Pick out the lines below that include the string "with".

Material for this exercise:
--------------------------------
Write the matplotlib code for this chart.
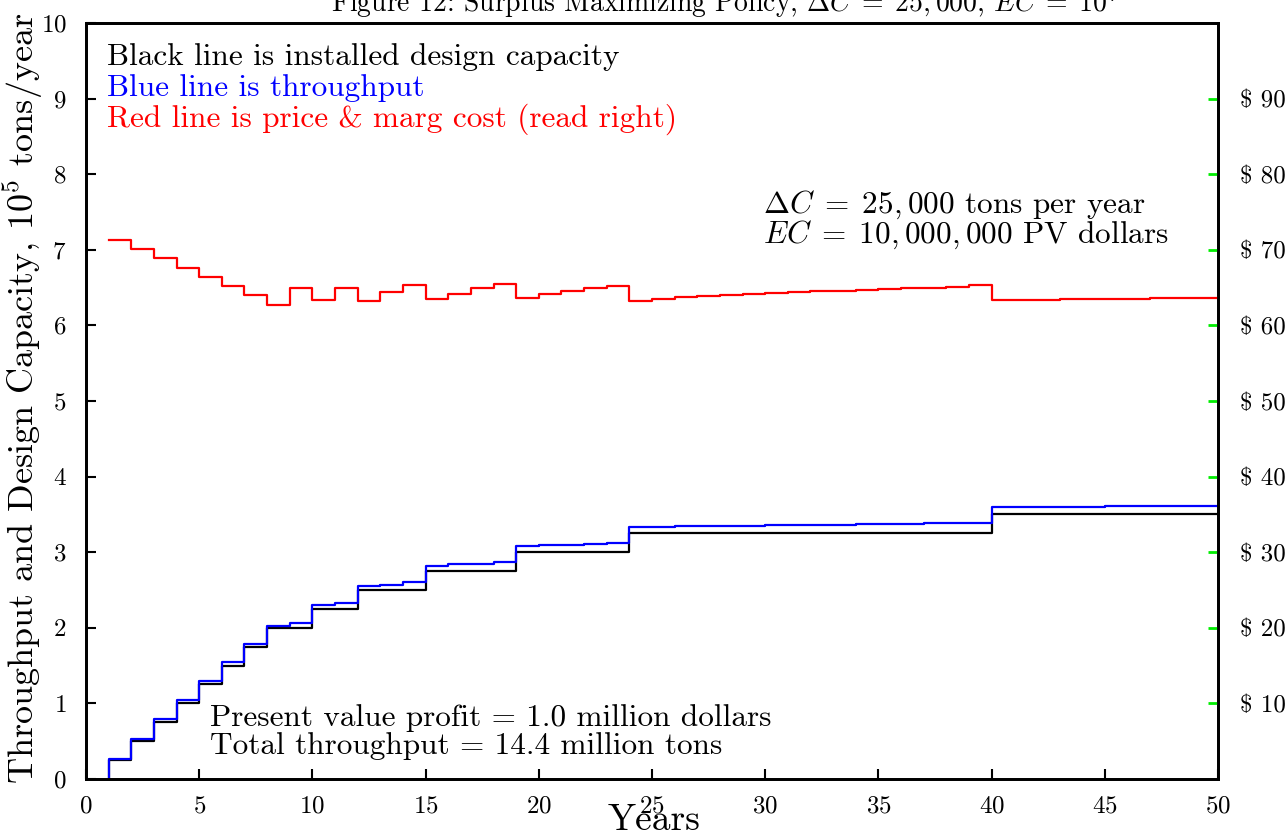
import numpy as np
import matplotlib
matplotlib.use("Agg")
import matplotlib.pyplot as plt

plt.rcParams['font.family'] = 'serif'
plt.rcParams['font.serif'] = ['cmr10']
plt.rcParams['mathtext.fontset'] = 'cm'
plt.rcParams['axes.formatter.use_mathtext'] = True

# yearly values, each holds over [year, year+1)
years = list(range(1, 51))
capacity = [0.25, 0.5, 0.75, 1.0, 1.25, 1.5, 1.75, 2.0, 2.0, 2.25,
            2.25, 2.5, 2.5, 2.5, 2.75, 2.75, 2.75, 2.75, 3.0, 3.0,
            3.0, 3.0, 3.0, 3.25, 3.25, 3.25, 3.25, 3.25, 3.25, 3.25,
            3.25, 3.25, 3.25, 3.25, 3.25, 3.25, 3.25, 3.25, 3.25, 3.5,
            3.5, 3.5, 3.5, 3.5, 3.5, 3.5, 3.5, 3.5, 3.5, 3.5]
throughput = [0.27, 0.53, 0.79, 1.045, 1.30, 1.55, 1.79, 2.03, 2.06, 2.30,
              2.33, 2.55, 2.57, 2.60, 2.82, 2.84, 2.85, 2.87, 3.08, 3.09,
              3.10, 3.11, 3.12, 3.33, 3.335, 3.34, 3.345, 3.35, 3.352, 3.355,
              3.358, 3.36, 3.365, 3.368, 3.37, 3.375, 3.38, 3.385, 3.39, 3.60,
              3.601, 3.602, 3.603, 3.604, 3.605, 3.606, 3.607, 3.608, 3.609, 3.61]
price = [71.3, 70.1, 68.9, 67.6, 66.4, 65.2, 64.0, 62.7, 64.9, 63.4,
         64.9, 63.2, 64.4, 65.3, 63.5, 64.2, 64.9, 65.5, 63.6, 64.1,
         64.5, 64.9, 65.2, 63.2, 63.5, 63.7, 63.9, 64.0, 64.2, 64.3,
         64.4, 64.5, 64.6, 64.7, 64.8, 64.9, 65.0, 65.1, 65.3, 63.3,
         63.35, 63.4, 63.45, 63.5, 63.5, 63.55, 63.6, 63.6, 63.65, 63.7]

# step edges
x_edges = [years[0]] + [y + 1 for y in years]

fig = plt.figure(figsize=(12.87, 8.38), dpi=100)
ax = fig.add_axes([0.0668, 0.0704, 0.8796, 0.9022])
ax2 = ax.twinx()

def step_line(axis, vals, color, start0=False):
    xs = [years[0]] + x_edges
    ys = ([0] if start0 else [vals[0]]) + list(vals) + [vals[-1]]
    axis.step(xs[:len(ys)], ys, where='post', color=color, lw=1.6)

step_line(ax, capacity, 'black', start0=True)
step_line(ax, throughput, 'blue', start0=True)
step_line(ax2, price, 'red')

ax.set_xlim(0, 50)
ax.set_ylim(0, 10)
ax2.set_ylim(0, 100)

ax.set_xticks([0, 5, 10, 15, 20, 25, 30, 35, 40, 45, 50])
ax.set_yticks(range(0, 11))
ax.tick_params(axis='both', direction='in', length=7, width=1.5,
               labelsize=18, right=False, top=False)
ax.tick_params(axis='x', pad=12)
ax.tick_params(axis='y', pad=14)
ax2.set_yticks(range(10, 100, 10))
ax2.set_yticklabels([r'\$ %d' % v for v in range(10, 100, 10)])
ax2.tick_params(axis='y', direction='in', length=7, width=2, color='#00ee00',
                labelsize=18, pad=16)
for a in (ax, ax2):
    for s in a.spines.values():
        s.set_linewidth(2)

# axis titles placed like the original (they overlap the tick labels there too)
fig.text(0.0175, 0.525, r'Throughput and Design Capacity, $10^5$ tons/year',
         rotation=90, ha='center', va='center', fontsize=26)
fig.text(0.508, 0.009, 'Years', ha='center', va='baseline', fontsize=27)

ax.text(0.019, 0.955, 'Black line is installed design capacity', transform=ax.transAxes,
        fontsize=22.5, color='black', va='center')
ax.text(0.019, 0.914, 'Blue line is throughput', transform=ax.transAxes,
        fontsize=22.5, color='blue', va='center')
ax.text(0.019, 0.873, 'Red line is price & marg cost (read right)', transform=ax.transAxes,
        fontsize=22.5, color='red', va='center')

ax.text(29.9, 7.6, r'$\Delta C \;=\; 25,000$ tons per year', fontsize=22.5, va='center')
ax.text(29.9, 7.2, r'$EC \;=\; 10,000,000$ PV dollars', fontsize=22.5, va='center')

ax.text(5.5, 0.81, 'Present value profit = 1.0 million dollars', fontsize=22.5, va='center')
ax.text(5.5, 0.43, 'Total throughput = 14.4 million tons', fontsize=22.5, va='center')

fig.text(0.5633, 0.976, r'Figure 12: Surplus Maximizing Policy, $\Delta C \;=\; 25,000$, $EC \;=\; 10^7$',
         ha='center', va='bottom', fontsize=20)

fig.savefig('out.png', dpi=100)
--------------------------------
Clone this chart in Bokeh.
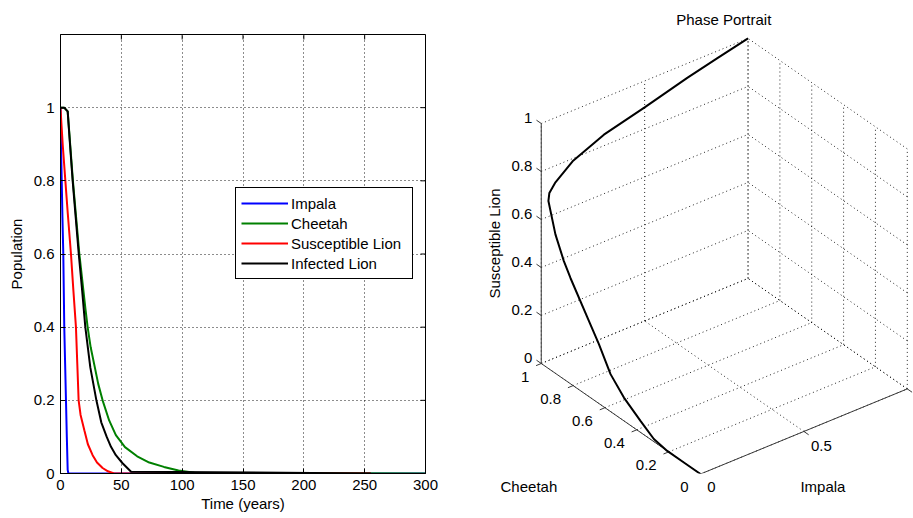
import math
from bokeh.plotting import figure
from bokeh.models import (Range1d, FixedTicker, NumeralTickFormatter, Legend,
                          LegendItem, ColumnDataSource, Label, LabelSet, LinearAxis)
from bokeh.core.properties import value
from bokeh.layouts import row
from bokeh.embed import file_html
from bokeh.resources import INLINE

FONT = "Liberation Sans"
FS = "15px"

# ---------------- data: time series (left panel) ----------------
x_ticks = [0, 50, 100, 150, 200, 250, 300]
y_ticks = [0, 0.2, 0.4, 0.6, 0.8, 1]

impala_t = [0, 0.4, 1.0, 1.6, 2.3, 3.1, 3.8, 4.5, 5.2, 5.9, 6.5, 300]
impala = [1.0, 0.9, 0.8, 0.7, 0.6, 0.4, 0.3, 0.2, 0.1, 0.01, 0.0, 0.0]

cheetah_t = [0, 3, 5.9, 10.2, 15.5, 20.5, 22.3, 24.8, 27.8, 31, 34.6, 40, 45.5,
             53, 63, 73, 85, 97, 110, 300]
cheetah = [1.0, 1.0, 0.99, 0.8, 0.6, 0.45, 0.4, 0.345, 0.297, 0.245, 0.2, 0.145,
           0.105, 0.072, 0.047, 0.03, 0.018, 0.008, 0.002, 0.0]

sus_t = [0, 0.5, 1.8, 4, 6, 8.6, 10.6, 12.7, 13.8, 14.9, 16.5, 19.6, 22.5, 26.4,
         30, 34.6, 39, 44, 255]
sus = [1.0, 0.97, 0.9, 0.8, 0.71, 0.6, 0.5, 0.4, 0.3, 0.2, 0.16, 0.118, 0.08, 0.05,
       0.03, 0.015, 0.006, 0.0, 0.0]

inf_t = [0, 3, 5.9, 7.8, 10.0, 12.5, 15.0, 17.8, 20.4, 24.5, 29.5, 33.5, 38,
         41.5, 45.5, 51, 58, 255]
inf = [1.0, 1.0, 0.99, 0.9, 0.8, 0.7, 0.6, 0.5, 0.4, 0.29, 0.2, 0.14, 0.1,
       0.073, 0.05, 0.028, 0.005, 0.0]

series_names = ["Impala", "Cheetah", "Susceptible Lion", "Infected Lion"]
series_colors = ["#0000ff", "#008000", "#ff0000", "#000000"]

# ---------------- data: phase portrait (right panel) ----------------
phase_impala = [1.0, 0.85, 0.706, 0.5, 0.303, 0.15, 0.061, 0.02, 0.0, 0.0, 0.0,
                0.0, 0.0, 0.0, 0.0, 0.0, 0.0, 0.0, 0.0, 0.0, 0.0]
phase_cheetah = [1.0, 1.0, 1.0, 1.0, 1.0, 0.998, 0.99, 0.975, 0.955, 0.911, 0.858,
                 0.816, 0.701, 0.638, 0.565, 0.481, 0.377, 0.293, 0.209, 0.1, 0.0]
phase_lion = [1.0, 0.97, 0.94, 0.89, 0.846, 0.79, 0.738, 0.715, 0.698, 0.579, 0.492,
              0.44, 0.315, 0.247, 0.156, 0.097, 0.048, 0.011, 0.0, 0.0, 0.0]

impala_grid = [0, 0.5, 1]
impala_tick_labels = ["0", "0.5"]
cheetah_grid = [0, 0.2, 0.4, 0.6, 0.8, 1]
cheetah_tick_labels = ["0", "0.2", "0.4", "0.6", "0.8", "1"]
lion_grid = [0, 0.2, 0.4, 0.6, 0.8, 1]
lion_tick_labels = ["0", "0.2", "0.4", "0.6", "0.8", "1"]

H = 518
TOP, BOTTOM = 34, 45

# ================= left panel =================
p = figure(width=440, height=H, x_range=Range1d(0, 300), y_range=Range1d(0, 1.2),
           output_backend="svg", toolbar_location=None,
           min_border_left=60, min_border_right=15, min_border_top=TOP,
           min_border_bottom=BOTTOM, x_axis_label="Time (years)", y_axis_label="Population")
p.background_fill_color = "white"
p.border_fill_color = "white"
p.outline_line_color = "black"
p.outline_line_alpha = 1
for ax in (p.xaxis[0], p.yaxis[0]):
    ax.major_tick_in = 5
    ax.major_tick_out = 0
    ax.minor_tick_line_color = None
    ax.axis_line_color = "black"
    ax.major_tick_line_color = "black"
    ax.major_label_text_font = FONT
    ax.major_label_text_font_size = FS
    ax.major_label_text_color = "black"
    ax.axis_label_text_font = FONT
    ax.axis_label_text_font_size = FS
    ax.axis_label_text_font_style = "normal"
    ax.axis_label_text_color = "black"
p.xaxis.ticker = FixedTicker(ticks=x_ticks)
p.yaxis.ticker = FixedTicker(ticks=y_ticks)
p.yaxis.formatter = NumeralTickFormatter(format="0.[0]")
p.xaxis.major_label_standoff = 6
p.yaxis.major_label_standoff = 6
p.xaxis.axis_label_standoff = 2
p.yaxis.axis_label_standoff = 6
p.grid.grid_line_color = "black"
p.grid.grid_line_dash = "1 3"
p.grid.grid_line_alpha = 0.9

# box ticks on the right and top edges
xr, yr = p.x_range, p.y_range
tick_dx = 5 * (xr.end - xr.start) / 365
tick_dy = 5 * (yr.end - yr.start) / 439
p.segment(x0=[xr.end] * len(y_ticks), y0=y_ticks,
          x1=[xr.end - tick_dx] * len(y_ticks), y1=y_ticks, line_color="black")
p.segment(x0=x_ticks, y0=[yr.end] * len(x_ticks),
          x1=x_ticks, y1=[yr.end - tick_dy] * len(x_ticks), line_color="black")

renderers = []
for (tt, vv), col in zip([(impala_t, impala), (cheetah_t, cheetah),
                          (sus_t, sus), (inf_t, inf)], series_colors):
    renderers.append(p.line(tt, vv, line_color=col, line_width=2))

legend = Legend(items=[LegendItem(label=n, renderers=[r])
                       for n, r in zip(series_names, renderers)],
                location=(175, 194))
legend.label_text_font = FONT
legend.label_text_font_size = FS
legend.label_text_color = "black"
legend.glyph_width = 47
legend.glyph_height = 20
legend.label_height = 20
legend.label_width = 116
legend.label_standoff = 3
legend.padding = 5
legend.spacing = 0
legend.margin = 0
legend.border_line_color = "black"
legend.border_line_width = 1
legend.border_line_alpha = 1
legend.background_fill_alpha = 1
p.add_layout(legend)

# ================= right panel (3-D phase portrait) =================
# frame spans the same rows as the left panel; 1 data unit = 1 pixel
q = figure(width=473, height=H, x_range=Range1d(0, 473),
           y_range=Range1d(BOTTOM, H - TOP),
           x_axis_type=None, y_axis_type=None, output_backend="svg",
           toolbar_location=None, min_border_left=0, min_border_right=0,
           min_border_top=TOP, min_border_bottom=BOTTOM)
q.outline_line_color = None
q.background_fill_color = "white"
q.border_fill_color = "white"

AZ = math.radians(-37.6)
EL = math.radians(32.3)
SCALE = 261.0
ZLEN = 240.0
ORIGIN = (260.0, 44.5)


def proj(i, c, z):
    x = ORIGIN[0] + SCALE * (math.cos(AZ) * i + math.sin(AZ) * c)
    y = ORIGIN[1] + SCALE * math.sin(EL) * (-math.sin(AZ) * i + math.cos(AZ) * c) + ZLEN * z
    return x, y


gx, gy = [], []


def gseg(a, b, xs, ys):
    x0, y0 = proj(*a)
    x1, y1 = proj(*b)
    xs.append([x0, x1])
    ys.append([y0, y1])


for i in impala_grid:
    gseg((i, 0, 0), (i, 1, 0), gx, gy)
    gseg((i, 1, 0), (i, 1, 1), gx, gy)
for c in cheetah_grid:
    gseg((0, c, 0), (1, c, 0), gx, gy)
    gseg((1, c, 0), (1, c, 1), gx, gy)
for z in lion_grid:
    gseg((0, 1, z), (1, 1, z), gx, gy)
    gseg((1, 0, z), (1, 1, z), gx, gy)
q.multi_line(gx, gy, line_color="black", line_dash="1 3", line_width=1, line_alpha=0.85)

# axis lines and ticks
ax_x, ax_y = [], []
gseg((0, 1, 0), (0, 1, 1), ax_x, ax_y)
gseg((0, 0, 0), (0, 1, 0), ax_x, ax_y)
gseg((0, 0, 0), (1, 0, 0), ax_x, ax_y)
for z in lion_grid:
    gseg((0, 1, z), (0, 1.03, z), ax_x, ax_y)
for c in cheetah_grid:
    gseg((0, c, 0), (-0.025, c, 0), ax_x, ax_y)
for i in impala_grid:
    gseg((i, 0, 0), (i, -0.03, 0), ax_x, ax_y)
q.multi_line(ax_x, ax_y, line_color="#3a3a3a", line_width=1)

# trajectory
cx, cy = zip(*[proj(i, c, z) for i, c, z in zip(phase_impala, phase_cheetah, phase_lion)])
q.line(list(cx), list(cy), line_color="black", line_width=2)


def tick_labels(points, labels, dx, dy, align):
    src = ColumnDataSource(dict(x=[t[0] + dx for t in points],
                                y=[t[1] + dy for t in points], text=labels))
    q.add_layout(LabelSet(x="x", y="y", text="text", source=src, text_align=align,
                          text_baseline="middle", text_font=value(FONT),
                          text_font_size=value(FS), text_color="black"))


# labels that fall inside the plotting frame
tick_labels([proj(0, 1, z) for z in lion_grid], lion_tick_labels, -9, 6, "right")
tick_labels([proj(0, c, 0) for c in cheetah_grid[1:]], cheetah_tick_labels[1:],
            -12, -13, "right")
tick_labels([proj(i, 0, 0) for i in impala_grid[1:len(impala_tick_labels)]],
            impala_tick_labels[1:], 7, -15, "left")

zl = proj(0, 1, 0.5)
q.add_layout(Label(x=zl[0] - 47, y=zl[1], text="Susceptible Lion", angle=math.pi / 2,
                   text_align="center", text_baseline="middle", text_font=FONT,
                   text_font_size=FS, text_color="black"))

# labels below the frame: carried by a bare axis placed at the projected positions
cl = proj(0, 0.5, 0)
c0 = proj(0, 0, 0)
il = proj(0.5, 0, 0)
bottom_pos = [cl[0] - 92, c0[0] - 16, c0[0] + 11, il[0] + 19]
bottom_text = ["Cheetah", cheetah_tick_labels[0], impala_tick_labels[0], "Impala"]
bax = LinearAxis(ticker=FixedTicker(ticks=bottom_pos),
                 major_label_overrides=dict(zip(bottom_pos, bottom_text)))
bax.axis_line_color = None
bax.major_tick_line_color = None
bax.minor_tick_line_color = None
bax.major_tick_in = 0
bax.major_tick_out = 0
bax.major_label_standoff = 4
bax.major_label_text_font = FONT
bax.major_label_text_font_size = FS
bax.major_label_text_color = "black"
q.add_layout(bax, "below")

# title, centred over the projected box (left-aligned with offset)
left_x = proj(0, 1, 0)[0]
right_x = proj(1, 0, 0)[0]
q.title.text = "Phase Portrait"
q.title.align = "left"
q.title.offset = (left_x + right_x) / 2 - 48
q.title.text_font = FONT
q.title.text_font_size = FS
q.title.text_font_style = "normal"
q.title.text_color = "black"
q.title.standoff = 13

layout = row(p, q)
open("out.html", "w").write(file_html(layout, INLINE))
--------------------------------
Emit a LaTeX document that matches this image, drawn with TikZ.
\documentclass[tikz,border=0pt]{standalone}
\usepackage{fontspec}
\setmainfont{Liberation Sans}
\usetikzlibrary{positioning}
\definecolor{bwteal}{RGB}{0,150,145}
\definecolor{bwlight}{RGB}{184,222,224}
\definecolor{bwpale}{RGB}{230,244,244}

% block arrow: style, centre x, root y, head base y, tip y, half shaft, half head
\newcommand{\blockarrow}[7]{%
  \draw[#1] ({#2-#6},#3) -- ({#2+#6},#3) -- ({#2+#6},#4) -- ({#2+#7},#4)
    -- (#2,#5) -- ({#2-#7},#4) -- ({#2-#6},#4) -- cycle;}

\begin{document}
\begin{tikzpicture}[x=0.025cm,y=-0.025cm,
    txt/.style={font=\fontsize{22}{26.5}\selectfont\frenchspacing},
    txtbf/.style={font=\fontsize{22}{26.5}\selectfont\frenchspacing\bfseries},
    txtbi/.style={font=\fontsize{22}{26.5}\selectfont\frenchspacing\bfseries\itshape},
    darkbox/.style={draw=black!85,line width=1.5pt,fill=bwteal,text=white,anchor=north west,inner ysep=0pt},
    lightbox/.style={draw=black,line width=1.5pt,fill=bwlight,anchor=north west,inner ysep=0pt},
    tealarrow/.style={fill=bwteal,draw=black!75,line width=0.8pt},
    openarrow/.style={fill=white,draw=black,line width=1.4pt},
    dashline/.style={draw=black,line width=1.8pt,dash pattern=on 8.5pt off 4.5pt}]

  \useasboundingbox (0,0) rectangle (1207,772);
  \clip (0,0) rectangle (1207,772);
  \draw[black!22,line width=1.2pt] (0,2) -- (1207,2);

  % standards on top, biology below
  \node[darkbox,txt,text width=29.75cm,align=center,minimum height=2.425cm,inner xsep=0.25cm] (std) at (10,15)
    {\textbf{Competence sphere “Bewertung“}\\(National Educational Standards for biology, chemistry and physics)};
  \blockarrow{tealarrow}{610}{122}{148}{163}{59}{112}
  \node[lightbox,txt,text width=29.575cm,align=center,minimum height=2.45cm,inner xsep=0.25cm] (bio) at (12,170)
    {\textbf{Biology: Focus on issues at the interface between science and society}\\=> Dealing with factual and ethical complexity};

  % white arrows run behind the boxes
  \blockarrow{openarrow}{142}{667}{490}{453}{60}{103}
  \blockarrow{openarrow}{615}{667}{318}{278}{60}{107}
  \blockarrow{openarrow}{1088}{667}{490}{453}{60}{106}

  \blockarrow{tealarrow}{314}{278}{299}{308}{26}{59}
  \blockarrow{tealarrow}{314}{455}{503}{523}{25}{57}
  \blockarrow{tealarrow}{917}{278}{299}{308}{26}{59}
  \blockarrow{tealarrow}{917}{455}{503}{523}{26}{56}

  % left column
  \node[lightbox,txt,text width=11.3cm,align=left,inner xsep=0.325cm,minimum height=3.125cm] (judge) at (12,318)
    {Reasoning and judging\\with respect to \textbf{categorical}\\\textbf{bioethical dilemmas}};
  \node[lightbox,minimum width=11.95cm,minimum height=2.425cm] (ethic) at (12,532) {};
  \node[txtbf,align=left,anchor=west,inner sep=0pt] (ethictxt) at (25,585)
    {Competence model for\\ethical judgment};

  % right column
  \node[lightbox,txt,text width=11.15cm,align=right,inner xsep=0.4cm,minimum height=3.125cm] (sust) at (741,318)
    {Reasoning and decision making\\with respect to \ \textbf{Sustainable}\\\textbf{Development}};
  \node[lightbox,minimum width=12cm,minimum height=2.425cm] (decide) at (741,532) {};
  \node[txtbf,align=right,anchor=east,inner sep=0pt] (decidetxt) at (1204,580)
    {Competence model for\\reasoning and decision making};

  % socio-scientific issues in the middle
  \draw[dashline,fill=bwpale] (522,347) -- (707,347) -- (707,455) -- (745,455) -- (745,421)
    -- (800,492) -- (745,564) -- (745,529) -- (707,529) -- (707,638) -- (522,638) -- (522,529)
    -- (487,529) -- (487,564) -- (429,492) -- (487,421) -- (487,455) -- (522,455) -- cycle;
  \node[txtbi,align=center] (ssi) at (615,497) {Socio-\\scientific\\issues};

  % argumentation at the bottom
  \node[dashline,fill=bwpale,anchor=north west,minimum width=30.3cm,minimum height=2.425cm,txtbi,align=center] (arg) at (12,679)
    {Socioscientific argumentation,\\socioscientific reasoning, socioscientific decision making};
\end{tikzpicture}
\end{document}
--------------------------------
Result for this exercise:
# title, centred over the projected box (left-aligned with offset)
Emit a LaTeX document that matches this image, drawn with TikZ.
    {\textbf{Biology: Focus on issues at the interface between science and society}\\=> Dealing with factual and ethical complexity};
    {Reasoning and judging\\with respect to \textbf{categorical}\\\textbf{bioethical dilemmas}};
    {Reasoning and decision making\\with respect to \ \textbf{Sustainable}\\\textbf{Development}};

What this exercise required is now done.